Faith initiates a life-changing conversion experience. It is a belief so pervasive and comprehensive that its evidence is borne out in one’s attitude, actions, priorities, and ambitions. Whether age 8 or 80, if there is no change, there has been no conversion.
“Is it nothing to all you who pass this way” (Lamentations 1:12)?
I saw a bumper sticker that read, “Our greatest problem is apathy…but who cares.” Sadly, if we do not guard against it, apathy and indifference can find its way into the life of God’s people. The apostle, John, would allude to this when he described the church at Laodicea as being neither “hot nor cold.” We can never make a difference with attitudes of indifference.
“Men of Israel, why are amazed at this, or why do you gaze at us, as if by our own power or piety we had made him walk” (Acts 3:12)?
Even in ancient days crowds could be gathered and people won over by skills of eloquence, the power of personality, or gifts of entertainment. The problem with such followings, however, is skills fade, personalities come and go, and crowds won over by novelty and entertainment will soon depart when the next new and greatest entertainer comes to town. Thus, Peter was quick to distance himself from any claims of credit for what the people had witnessed, and instead made clear that this was the God of their fathers working through his son Jesus Christ. Scripture commends the churches that are built not around a human personality, but rather, those that build upon the work of the Lord in redeeming broken lives.
“But when Peter saw this, he replied to the people, ‘Men of Israel, why are you amazed at this…’” (Acts 3:12a).

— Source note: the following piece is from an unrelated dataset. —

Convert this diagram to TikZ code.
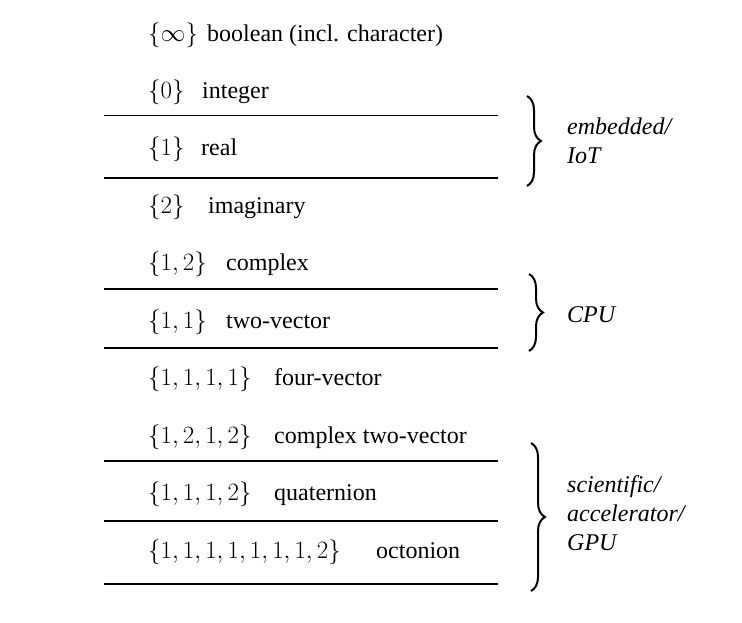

Standing on the eastern side of the Temple’s outer court, and seeing the response to the healing of the lame beggar, Peter is amazed by the amazement of those who are supposed to be the people of God. It’s a reminder of how easily church attendance can become a religious routine of going through the motions with no real anticipation of God speaking and accomplishing something transformational. Only by anticipating is there any chance of receiving and experiencing something beyond the mundane.
“While he was clinging to Peter and John, all the people ran together to them at the so-called portico of Solomon, full of amazement” (Acts 3:11).
The healing of a lame beggar became a pronouncement to the people that God was doing something; that the Holy Spirit of the resurrected Christ had come upon his church, and transforming renewal was in their very midst. Two thousand years of her history have confirmed that where the church has been committed to effecting change, people will be attracted. When the Spirit builds a fire, the crowds will seek out the Source of the smoke.